Ping-hui Liao (Traditional Chinese: 廖炳惠) is Chuan-liu Chair Professor in Taiwan Studies at the Department of Literature of the University of California, San Diego (UCSD). He is also a Chair professor at National Taiwan Normal University. Prior to taking the chair professor position at UCSD, he was a distinguished professor at National Tsing Hua University and also Director General of the National Science Council Department of Humanities and Social Sciences. He was also a visiting professor at Columbia University during the 2001–02 academic year and before that a visiting scholar at the Harvard-Yenching Institute in 1996-97 and Princeton University in 1991–92. He graduated from Tunghai University in 1976. He received his Ph.D. at the University of California, San Diego, in 1987.

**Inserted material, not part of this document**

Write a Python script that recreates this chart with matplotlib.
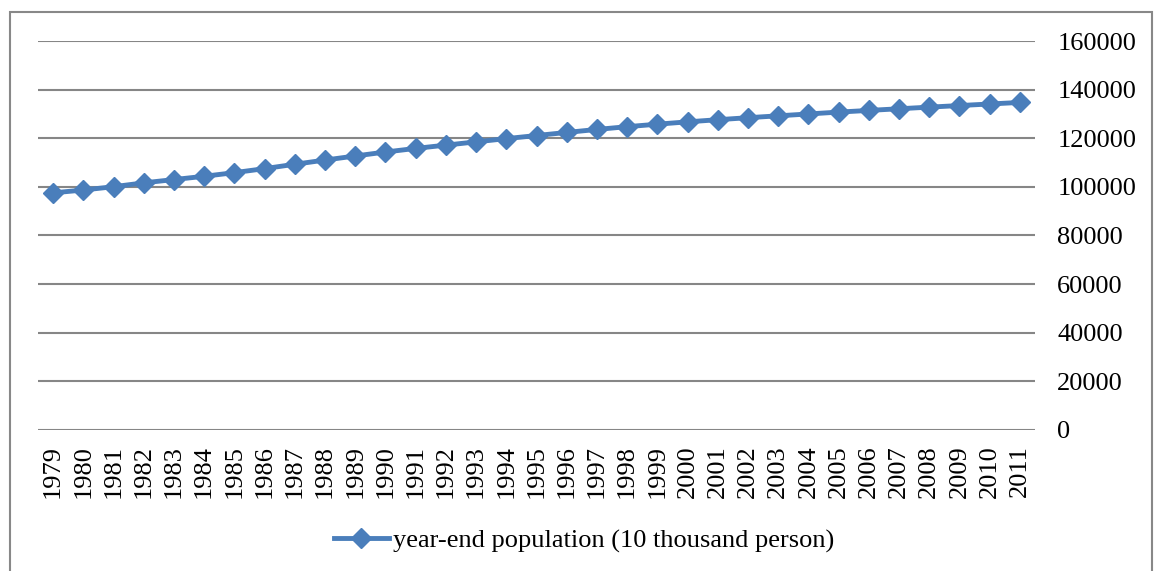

Liao works primarily in the fields of comparative literature, postcolonial theory, and cultural studies. He is also interested in the study of opera, sister arts, and visual culture. He has written many books, including At the Crossroad of Taiwan and World Literature, published in 2006, and Ways of Eating: Savoring Postmodernity, published in 2004. He has also edited Taiwan Under Japanese Colonial Rule, 1895-1945: History, Culture, Memory with David Der-wei Wang. Published by Columbia University Press in 2006, the volume was one of the first English studies of colonial Taiwan. In 2007, Liao and Wang organized a conference at Yale named Taiwan and its Contexts. The two intend to publish a volume documenting its findings. Liao also serves on the editorial collective of Public Culture.